Dataset entries:
⁂
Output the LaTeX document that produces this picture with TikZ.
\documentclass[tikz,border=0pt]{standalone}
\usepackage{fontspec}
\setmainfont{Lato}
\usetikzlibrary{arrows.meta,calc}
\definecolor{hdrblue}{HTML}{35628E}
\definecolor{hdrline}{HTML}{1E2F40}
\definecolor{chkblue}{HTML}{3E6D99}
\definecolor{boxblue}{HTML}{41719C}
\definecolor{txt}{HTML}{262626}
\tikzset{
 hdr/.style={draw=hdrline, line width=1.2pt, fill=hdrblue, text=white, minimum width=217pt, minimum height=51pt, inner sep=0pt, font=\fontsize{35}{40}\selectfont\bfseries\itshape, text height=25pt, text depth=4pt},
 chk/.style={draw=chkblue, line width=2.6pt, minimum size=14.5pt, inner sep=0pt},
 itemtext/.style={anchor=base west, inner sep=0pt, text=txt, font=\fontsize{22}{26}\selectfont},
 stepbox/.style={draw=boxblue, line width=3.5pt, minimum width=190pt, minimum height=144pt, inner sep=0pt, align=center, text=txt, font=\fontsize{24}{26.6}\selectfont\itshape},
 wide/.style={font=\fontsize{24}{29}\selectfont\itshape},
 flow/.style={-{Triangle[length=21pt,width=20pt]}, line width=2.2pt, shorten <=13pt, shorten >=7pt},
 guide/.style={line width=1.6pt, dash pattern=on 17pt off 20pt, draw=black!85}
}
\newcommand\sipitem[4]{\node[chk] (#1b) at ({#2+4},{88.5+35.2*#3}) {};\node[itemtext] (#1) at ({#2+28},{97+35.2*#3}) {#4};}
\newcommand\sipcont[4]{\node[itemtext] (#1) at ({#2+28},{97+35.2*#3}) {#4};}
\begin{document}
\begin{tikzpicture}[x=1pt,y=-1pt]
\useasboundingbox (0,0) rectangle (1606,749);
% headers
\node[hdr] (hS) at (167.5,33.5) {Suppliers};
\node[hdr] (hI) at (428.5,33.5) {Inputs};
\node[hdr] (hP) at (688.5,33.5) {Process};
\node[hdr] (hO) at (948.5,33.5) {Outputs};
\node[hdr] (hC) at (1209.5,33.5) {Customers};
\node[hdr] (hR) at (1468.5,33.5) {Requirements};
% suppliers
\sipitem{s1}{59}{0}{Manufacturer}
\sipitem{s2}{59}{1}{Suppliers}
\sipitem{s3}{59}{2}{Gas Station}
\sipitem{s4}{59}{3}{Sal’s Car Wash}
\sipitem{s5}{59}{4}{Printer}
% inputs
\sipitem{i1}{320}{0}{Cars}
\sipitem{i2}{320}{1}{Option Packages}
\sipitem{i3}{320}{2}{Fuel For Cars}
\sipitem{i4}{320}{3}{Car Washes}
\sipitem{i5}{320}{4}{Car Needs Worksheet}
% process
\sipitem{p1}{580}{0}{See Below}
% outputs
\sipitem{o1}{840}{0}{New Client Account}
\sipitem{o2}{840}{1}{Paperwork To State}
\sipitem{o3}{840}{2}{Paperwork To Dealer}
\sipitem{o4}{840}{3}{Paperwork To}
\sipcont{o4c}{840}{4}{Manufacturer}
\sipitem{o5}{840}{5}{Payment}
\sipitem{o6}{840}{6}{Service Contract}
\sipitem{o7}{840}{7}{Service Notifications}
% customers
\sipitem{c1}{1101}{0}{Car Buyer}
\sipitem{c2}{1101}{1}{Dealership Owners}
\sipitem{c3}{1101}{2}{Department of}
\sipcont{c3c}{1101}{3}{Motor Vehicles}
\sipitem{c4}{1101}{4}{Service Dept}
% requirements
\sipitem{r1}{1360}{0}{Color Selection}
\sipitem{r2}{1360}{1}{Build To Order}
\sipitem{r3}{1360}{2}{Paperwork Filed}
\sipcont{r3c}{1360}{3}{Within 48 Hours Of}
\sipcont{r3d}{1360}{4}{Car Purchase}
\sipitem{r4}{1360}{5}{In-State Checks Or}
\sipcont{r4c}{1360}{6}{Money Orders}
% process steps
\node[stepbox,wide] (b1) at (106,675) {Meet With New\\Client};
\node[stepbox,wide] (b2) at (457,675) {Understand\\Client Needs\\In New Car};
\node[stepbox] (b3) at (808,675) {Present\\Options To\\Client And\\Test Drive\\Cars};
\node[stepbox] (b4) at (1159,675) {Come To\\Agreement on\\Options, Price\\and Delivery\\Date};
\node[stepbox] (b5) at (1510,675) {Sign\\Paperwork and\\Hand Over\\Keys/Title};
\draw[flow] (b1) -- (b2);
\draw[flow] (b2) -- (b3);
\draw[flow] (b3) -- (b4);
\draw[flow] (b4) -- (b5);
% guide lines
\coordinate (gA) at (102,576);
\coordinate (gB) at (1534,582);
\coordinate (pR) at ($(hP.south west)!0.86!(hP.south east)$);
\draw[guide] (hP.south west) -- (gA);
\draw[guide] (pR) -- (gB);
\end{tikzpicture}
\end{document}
⁂
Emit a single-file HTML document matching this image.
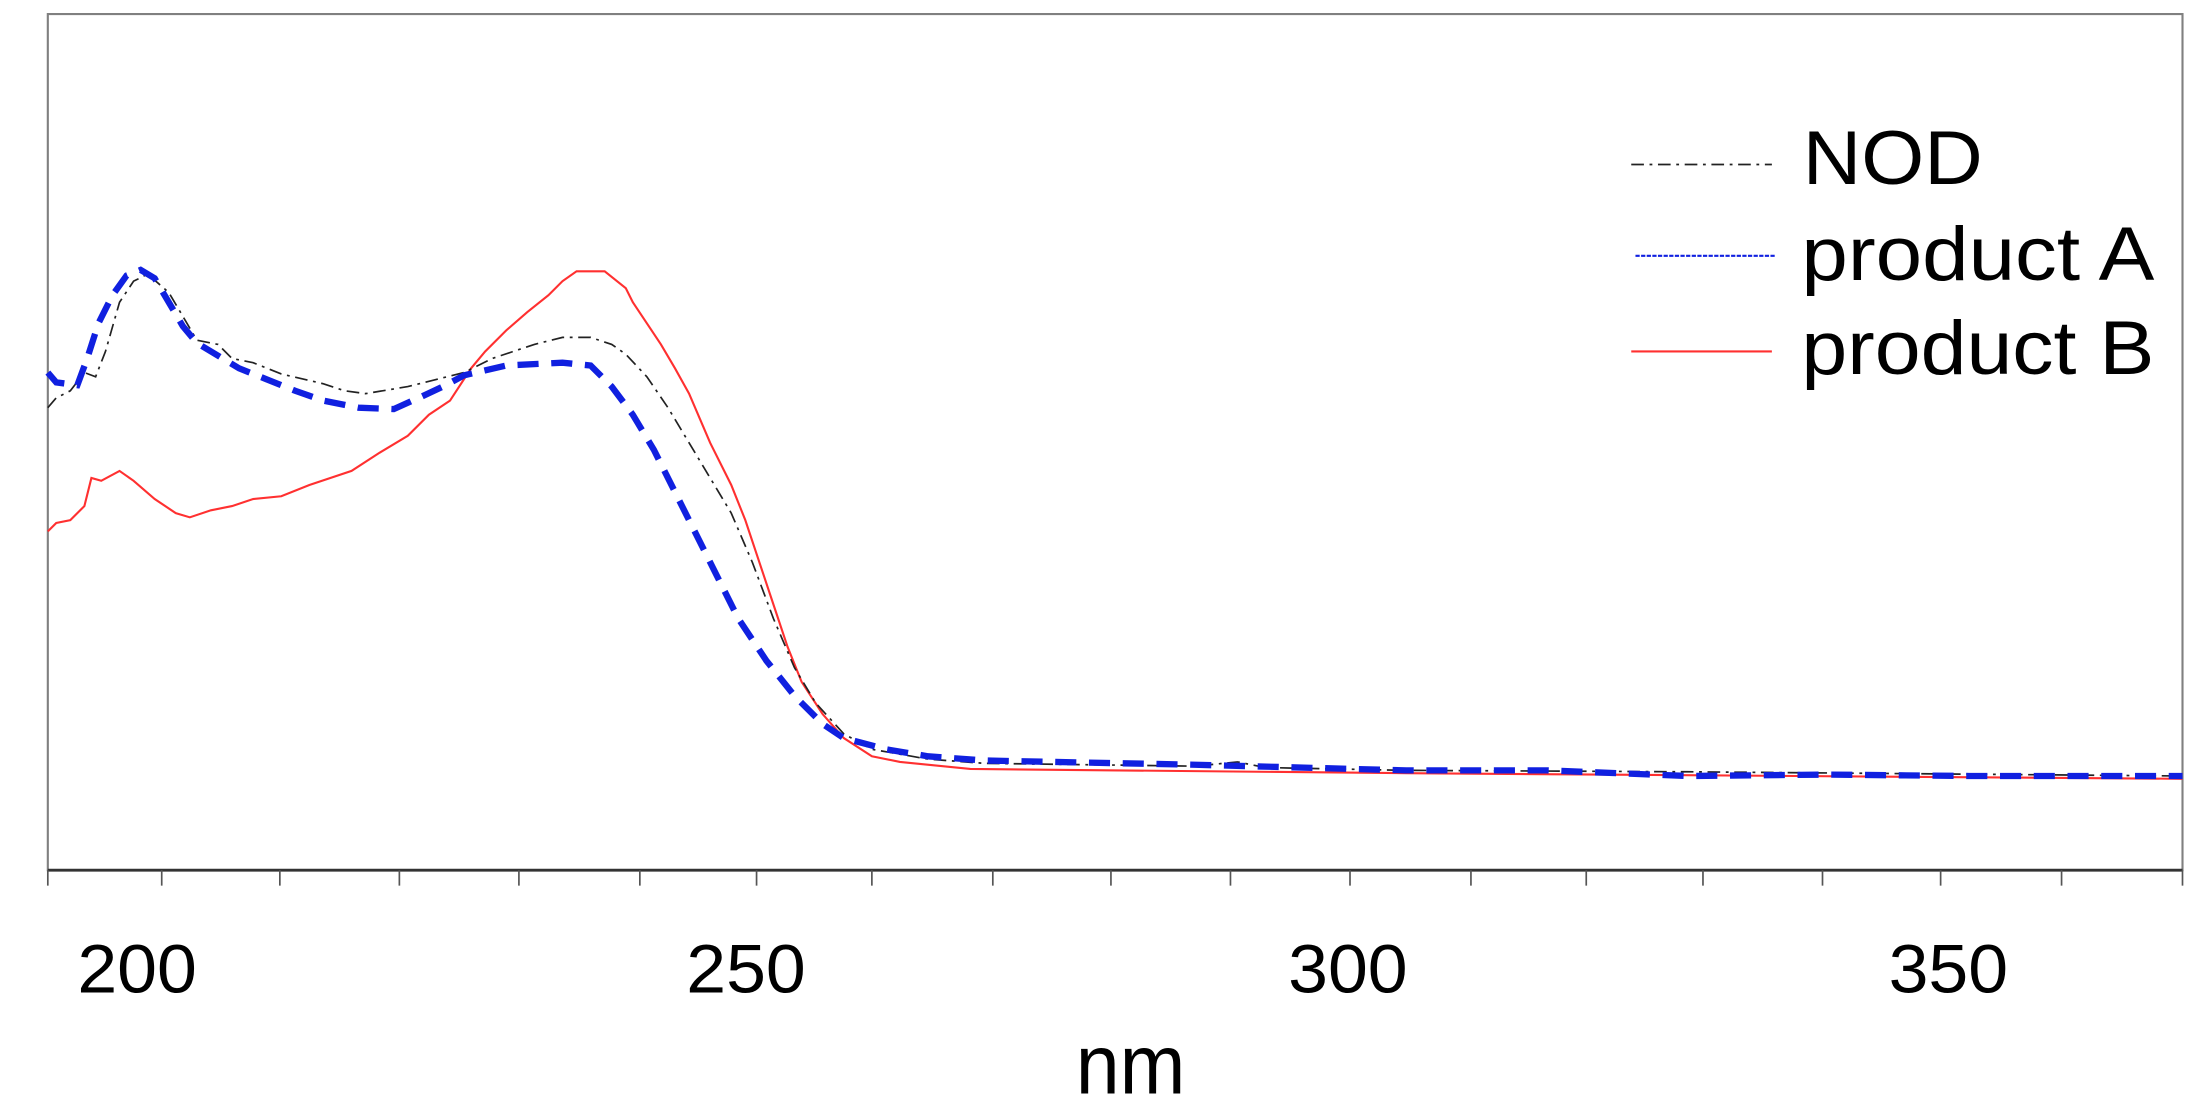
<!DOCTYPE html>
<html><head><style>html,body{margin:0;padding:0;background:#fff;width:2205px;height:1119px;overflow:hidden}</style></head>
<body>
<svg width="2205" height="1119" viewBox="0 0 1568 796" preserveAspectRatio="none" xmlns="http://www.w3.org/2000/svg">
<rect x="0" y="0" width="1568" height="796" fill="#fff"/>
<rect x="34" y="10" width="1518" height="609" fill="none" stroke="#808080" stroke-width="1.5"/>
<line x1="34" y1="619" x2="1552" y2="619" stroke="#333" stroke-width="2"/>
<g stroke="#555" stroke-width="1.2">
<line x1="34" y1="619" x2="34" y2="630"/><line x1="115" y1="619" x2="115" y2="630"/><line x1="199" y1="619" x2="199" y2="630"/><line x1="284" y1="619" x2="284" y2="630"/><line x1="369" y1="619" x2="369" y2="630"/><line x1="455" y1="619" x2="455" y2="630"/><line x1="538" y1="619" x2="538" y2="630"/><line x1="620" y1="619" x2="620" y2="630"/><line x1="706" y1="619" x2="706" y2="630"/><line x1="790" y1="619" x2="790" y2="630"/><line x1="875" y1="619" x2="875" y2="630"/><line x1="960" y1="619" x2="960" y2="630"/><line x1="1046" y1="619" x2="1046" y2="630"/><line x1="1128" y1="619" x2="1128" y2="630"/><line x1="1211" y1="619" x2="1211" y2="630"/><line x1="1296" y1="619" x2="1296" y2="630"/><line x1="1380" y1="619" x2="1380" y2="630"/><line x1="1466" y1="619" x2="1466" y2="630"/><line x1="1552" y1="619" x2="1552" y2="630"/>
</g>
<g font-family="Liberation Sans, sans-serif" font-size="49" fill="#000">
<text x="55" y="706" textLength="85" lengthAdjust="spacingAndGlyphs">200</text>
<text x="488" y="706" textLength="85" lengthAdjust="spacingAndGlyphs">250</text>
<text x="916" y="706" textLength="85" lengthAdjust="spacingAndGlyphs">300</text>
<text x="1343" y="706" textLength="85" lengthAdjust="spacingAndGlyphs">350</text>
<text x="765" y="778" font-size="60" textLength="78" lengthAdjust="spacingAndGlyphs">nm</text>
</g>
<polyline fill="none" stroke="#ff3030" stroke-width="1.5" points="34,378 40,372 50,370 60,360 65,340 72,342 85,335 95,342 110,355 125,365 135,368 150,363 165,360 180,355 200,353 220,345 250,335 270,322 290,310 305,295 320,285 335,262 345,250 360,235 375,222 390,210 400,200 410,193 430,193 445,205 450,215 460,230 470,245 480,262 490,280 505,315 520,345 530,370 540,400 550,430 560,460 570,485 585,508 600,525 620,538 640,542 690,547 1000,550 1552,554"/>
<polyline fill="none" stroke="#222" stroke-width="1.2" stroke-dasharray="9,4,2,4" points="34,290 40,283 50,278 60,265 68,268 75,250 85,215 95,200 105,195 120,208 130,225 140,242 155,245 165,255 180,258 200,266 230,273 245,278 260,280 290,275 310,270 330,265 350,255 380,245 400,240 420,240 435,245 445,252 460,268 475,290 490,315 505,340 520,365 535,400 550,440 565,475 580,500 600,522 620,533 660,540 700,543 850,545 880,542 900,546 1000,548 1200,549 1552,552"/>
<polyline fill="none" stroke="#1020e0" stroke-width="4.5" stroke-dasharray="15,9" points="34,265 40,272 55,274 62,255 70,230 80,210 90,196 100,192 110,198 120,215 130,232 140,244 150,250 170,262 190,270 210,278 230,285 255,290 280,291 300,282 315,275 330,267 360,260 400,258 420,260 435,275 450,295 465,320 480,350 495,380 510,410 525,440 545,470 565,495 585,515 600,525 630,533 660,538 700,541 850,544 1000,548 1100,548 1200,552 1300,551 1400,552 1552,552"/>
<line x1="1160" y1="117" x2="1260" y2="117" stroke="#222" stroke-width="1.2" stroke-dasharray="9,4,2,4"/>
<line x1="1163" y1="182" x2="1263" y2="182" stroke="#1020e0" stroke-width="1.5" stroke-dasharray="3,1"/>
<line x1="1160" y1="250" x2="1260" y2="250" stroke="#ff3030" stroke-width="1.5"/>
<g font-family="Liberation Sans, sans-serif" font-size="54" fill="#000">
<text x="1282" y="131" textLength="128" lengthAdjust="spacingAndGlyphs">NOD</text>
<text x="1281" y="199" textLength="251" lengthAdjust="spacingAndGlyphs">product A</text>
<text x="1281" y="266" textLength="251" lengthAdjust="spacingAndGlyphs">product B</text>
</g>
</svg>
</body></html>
⁂
:: Set problem ::
Each line with the string "this" in it needs to be found and copied.

:: Answer for the task ::
Output the LaTeX document that produces this picture with TikZ.
Emit a single-file HTML document matching this image.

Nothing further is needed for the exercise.